Task objective: Restate the full listing word for word and leave the pictures out.

=======

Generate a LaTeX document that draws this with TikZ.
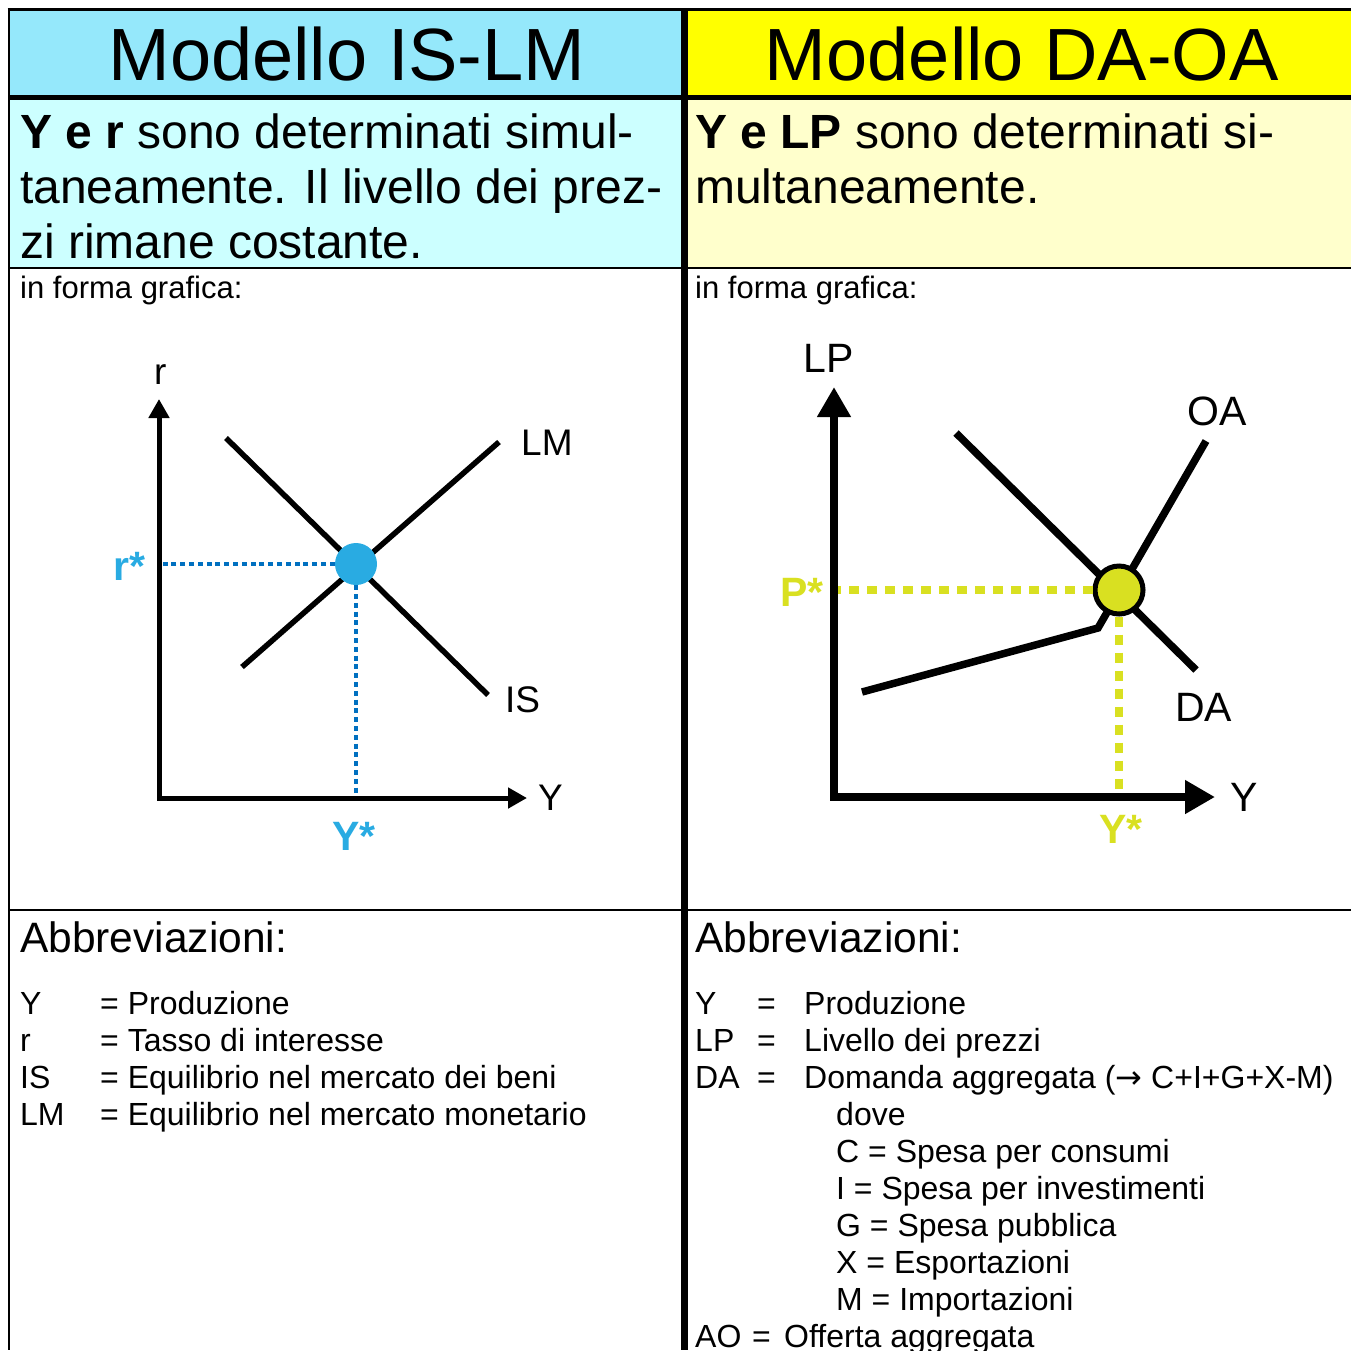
\documentclass[tikz,border=0pt]{standalone}
\usepackage{fontspec}
\setmainfont{Liberation Sans}
\newfontfamily\arrowfont{DejaVu Sans}
\usepackage{xcolor}
\definecolor{hdblue}{RGB}{149,232,251}
\definecolor{txtblue}{RGB}{204,255,255}
\definecolor{hdyellow}{RGB}{255,255,0}
\definecolor{txtyellow}{RGB}{255,255,204}
\definecolor{isblue}{RGB}{41,171,226}
\definecolor{guideblue}{RGB}{0,112,192}
\definecolor{adgreen}{RGB}{217,224,33}
\usetikzlibrary{positioning, calc, arrows.meta, shapes}

\tikzstyle{Title} = [anchor=base, inner sep=0, font=\fontsize{74}{80}\selectfont]
\tikzstyle{Body} = [anchor=base west, inner sep=0, font=\fontsize{48}{55}\selectfont]
\tikzstyle{Small} = [anchor=base west, inner sep=0, font=\fontsize{31}{36}\selectfont]
\tikzstyle{Head} = [anchor=base west, inner sep=0, font=\fontsize{42.5}{46}\selectfont]
\tikzstyle{ListText} = [anchor=base west, inner sep=0, font=\fontsize{32}{37}\selectfont]
\tikzstyle{LabelIS} = [anchor=base west, inner sep=0, font=\fontsize{37}{42}\selectfont]
\tikzstyle{LabelAD} = [anchor=base west, inner sep=0, font=\fontsize{41}{46}\selectfont]
\tikzstyle{StarIS} = [anchor=base west, inner sep=0, isblue, font=\fontsize{41}{46}\selectfont\bfseries]
\tikzstyle{StarAD} = [anchor=base west, inner sep=0, adgreen, font=\fontsize{41}{46}\selectfont\bfseries]
\tikzstyle{AxisIS} = [
line width=5pt,
{Triangle[length=19pt, width=20pt]}-{Triangle[length=19pt, width=20pt]}]
\tikzstyle{AxisAD} = [
line width=8pt,
{Triangle[length=30pt, width=32pt]}-{Triangle[length=30pt, width=32pt]}]
\tikzstyle{CurveIS} = [line width=5.5pt]
\tikzstyle{CurveAD} = [line width=7.5pt, line join=miter]
\tikzstyle{GuideIS} = [line width=3.5pt, guideblue, dash pattern=on 5pt off 3.8pt]
\tikzstyle{GuideAD} = [line width=8.5pt, adgreen, dash pattern=on 10pt off 8pt]
\tikzstyle{DotIS} = [circle, fill=isblue, minimum size=42pt, inner sep=0]
\tikzstyle{DotAD} = [circle, fill=adgreen, draw=black, line width=5pt, minimum size=48pt, inner sep=0]

\begin{document}
\begin{tikzpicture}[x=1pt, y=-1pt]
    \useasboundingbox (0,0) rectangle (1351,1350);

    % header backgrounds
    \fill[hdblue] (9,9) rectangle (684,97);
    \fill[txtblue] (9,97) rectangle (684,268);
    \fill[hdyellow] (684,9) rectangle (1351,97);
    \fill[txtyellow] (684,97) rectangle (1351,268);

    % table lines
    \draw[line width=3pt] (7.5,9) -- (1351,9);
    \draw[line width=2.5pt] (9,9) -- (9,1350);
    \draw[line width=5pt] (9,97) -- (1351,97);
    \draw[line width=2pt] (9,268) -- (1351,268);
    \draw[line width=2pt] (9,910) -- (1351,910);
    \draw[line width=7pt] (684.5,9) -- (684.5,1350);

    % titles
    \node[Title] (titleIS) at (347,80) {Modello IS-LM};
    \node[Title] (titleAD) at (1022,80) {Modello DA-OA};

    % descriptions
    \node[Body] (descIS1) at (20,148) {\textbf{Y e r} sono determinati simul-};
    \node[Body] (descIS2) at (20,203) {taneamente. Il livello dei prez-};
    \node[Body] (descIS3) at (20,258) {zi rimane costante.};
    \node[Body] (descAD1) at (695,148) {\textbf{Y e LP} sono determinati si-};
    \node[Body] (descAD2) at (695,203) {multaneamente.};

    \node[Small] (grafIS) at (20,298) {in forma grafica:};
    \node[Small] (grafAD) at (695,298) {in forma grafica:};

    % IS-LM graph
    \coordinate (OIS) at (159,798);
    \coordinate (rtipIS) at (159,399);
    \coordinate (YtipIS) at (527,798);
    \coordinate (LMa) at (242,667);
    \coordinate (LMb) at (499,442);
    \coordinate (ISa) at (226,438);
    \coordinate (ISb) at (488,695);
    \draw[CurveIS] (LMa) -- (LMb);
    \draw[CurveIS] (ISa) -- (ISb);
    \node[DotIS] (eqIS) at (356,564) {};
    \draw[GuideIS] (eqIS.west) -- (eqIS.west -| OIS);
    \draw[GuideIS] (eqIS.south) -- (eqIS.south |- OIS);
    \draw[AxisIS] (rtipIS) -- (OIS) -- (YtipIS);
    \node[LabelIS] (rlab) at (154,384) {r};
    \node[LabelIS] (Ylab) at (538,810) {Y};
    \node[LabelIS] (LMlab) at (521,455) {LM};
    \node[LabelIS] (ISlab) at (505,712) {IS};
    \node[StarIS] (rstar) at (113,580) {r*};
    \node[StarIS] (Ystar) at (332,850) {Y*};

    % DA-OA graph
    \coordinate (OAD) at (834,797);
    \coordinate (LPtip) at (834,387);
    \coordinate (YtipAD) at (1215,797);
    \coordinate (DAa) at (956,433);
    \coordinate (DAb) at (1196,670);
    \coordinate (OAa) at (862,692);
    \coordinate (OAk) at (1098,628);
    \coordinate (OAb) at (1206,441);
    \draw[CurveAD] (DAa) -- (DAb);
    \draw[CurveAD] (OAa) -- (OAk) -- (OAb);
    \node[DotAD] (eqAD) at (1119,590) {};
    \draw[GuideAD] (eqAD.west) -- (eqAD.west -| OAD);
    \draw[GuideAD] (eqAD.south) -- (eqAD.south |- OAD);
    \draw[AxisAD] (LPtip) -- (OAD) -- (YtipAD);
    \node[LabelAD] (LPlab) at (803,372) {LP};
    \node[LabelAD] (YlabAD) at (1230,811) {Y};
    \node[LabelAD] (OAlab) at (1187,425) {OA};
    \node[LabelAD] (DAlab) at (1175,721) {DA};
    \node[StarAD] (Pstar) at (780,606) {P*};
    \node[StarAD] (YstarAD) at (1099,843) {Y*};

    % abbreviations
    \node[Head] (abbrIS) at (20,952) {Abbreviazioni:};
    \node[Head] (abbrAD) at (695,952) {Abbreviazioni:};
    \foreach \k/\v [count=\i from 0] in {Y/Produzione, r/Tasso di interesse,
        IS/Equilibrio nel mercato dei beni, LM/Equilibrio nel mercato monetario} {
        \node[ListText] (keyIS\i) at (20,{1014+37*\i}) {\k};
        \node[ListText] (valIS\i) at (100,{1014+37*\i}) {= \v};
    }
    \foreach \k/\v [count=\i from 0] in {Y/Produzione, LP/Livello dei prezzi,
        DA/{Domanda aggregata ({\arrowfont →} C+I+G+X-M)}} {
        \node[ListText] (keyAD\i) at (695,{1014+37*\i}) {\k};
        \node[ListText] (eqAD\i) at (757,{1014+37*\i}) {=};
        \node[ListText] (valAD\i) at (804,{1014+37*\i}) {\v};
    }
    \foreach \v [count=\i from 0] in {dove, C = Spesa per consumi, I = Spesa per investimenti,
        G = Spesa pubblica, X = Esportazioni, M = Importazioni} {
        \node[ListText] (subAD\i) at (836,{1125+37*\i}) {\v};
    }
    \node[ListText] (keyAO) at (695,1347) {AO};
    \node[ListText] (eqAO) at (752,1347) {=};
    \node[ListText] (valAO) at (784,1347) {Offerta aggregata};
\end{tikzpicture}
\end{document}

=======

Correct response:
Generate a LaTeX document that draws this with TikZ.
\documentclass[tikz,border=0pt]{standalone}
\usepackage{fontspec}
\setmainfont{Liberation Sans}
\newfontfamily\arrowfont{DejaVu Sans}
\usepackage{xcolor}
\definecolor{hdblue}{RGB}{149,232,251}
\definecolor{txtblue}{RGB}{204,255,255}
\definecolor{hdyellow}{RGB}{255,255,0}
\definecolor{txtyellow}{RGB}{255,255,204}
\definecolor{isblue}{RGB}{41,171,226}
\definecolor{guideblue}{RGB}{0,112,192}
\definecolor{adgreen}{RGB}{217,224,33}
\usetikzlibrary{positioning, calc, arrows.meta, shapes}

\tikzstyle{Title} = [anchor=base, inner sep=0, font=\fontsize{74}{80}\selectfont]
\tikzstyle{Body} = [anchor=base west, inner sep=0, font=\fontsize{48}{55}\selectfont]
\tikzstyle{Small} = [anchor=base west, inner sep=0, font=\fontsize{31}{36}\selectfont]
\tikzstyle{Head} = [anchor=base west, inner sep=0, font=\fontsize{42.5}{46}\selectfont]
\tikzstyle{ListText} = [anchor=base west, inner sep=0, font=\fontsize{32}{37}\selectfont]
\tikzstyle{LabelIS} = [anchor=base west, inner sep=0, font=\fontsize{37}{42}\selectfont]
\tikzstyle{LabelAD} = [anchor=base west, inner sep=0, font=\fontsize{41}{46}\selectfont]
\tikzstyle{StarIS} = [anchor=base west, inner sep=0, isblue, font=\fontsize{41}{46}\selectfont\bfseries]
\tikzstyle{StarAD} = [anchor=base west, inner sep=0, adgreen, font=\fontsize{41}{46}\selectfont\bfseries]
\tikzstyle{AxisIS} = [
line width=5pt,
{Triangle[length=19pt, width=20pt]}-{Triangle[length=19pt, width=20pt]}]
\tikzstyle{AxisAD} = [
line width=8pt,
{Triangle[length=30pt, width=32pt]}-{Triangle[length=30pt, width=32pt]}]
\tikzstyle{CurveIS} = [line width=5.5pt]
\tikzstyle{CurveAD} = [line width=7.5pt, line join=miter]
\tikzstyle{GuideIS} = [line width=3.5pt, guideblue, dash pattern=on 5pt off 3.8pt]
\tikzstyle{GuideAD} = [line width=8.5pt, adgreen, dash pattern=on 10pt off 8pt]
\tikzstyle{DotIS} = [circle, fill=isblue, minimum size=42pt, inner sep=0]
\tikzstyle{DotAD} = [circle, fill=adgreen, draw=black, line width=5pt, minimum size=48pt, inner sep=0]

\begin{document}
\begin{tikzpicture}[x=1pt, y=-1pt]
    \useasboundingbox (0,0) rectangle (1351,1350);

    % header backgrounds
    \fill[hdblue] (9,9) rectangle (684,97);
    \fill[txtblue] (9,97) rectangle (684,268);
    \fill[hdyellow] (684,9) rectangle (1351,97);
    \fill[txtyellow] (684,97) rectangle (1351,268);

    % table lines
    \draw[line width=3pt] (7.5,9) -- (1351,9);
    \draw[line width=2.5pt] (9,9) -- (9,1350);
    \draw[line width=5pt] (9,97) -- (1351,97);
    \draw[line width=2pt] (9,268) -- (1351,268);
    \draw[line width=2pt] (9,910) -- (1351,910);
    \draw[line width=7pt] (684.5,9) -- (684.5,1350);

    % titles
    \node[Title] (titleIS) at (347,80) {Modello IS-LM};
    \node[Title] (titleAD) at (1022,80) {Modello DA-OA};

    % descriptions
    \node[Body] (descIS1) at (20,148) {\textbf{Y e r} sono determinati simul-};
    \node[Body] (descIS2) at (20,203) {taneamente. Il livello dei prez-};
    \node[Body] (descIS3) at (20,258) {zi rimane costante.};
    \node[Body] (descAD1) at (695,148) {\textbf{Y e LP} sono determinati si-};
    \node[Body] (descAD2) at (695,203) {multaneamente.};

    \node[Small] (grafIS) at (20,298) {in forma grafica:};
    \node[Small] (grafAD) at (695,298) {in forma grafica:};

    % IS-LM graph
    \coordinate (OIS) at (159,798);
    \coordinate (rtipIS) at (159,399);
    \coordinate (YtipIS) at (527,798);
    \coordinate (LMa) at (242,667);
    \coordinate (LMb) at (499,442);
    \coordinate (ISa) at (226,438);
    \coordinate (ISb) at (488,695);
    \draw[CurveIS] (LMa) -- (LMb);
    \draw[CurveIS] (ISa) -- (ISb);
    \node[DotIS] (eqIS) at (356,564) {};
    \draw[GuideIS] (eqIS.west) -- (eqIS.west -| OIS);
    \draw[GuideIS] (eqIS.south) -- (eqIS.south |- OIS);
    \draw[AxisIS] (rtipIS) -- (OIS) -- (YtipIS);
    \node[LabelIS] (rlab) at (154,384) {r};
    \node[LabelIS] (Ylab) at (538,810) {Y};
    \node[LabelIS] (LMlab) at (521,455) {LM};
    \node[LabelIS] (ISlab) at (505,712) {IS};
    \node[StarIS] (rstar) at (113,580) {r*};
    \node[StarIS] (Ystar) at (332,850) {Y*};

    % DA-OA graph
    \coordinate (OAD) at (834,797);
    \coordinate (LPtip) at (834,387);
    \coordinate (YtipAD) at (1215,797);
    \coordinate (DAa) at (956,433);
    \coordinate (DAb) at (1196,670);
    \coordinate (OAa) at (862,692);
    \coordinate (OAk) at (1098,628);
    \coordinate (OAb) at (1206,441);
    \draw[CurveAD] (DAa) -- (DAb);
    \draw[CurveAD] (OAa) -- (OAk) -- (OAb);
    \node[DotAD] (eqAD) at (1119,590) {};
    \draw[GuideAD] (eqAD.west) -- (eqAD.west -| OAD);
    \draw[GuideAD] (eqAD.south) -- (eqAD.south |- OAD);
    \draw[AxisAD] (LPtip) -- (OAD) -- (YtipAD);
    \node[LabelAD] (LPlab) at (803,372) {LP};
    \node[LabelAD] (YlabAD) at (1230,811) {Y};
    \node[LabelAD] (OAlab) at (1187,425) {OA};
    \node[LabelAD] (DAlab) at (1175,721) {DA};
    \node[StarAD] (Pstar) at (780,606) {P*};
    \node[StarAD] (YstarAD) at (1099,843) {Y*};

    % abbreviations
    \node[Head] (abbrIS) at (20,952) {Abbreviazioni:};
    \node[Head] (abbrAD) at (695,952) {Abbreviazioni:};
    \foreach \k/\v [count=\i from 0] in {Y/Produzione, r/Tasso di interesse,
        IS/Equilibrio nel mercato dei beni, LM/Equilibrio nel mercato monetario} {
        \node[ListText] (keyIS\i) at (20,{1014+37*\i}) {\k};
        \node[ListText] (valIS\i) at (100,{1014+37*\i}) {= \v};
    }
    \foreach \k/\v [count=\i from 0] in {Y/Produzione, LP/Livello dei prezzi,
        DA/{Domanda aggregata ({\arrowfont →} C+I+G+X-M)}} {
        \node[ListText] (keyAD\i) at (695,{1014+37*\i}) {\k};
        \node[ListText] (eqAD\i) at (757,{1014+37*\i}) {=};
        \node[ListText] (valAD\i) at (804,{1014+37*\i}) {\v};
    }
    \foreach \v [count=\i from 0] in {dove, C = Spesa per consumi, I = Spesa per investimenti,
        G = Spesa pubblica, X = Esportazioni, M = Importazioni} {
        \node[ListText] (subAD\i) at (836,{1125+37*\i}) {\v};
    }
    \node[ListText] (keyAO) at (695,1347) {AO};
    \node[ListText] (eqAO) at (752,1347) {=};
    \node[ListText] (valAO) at (784,1347) {Offerta aggregata};
\end{tikzpicture}
\end{document}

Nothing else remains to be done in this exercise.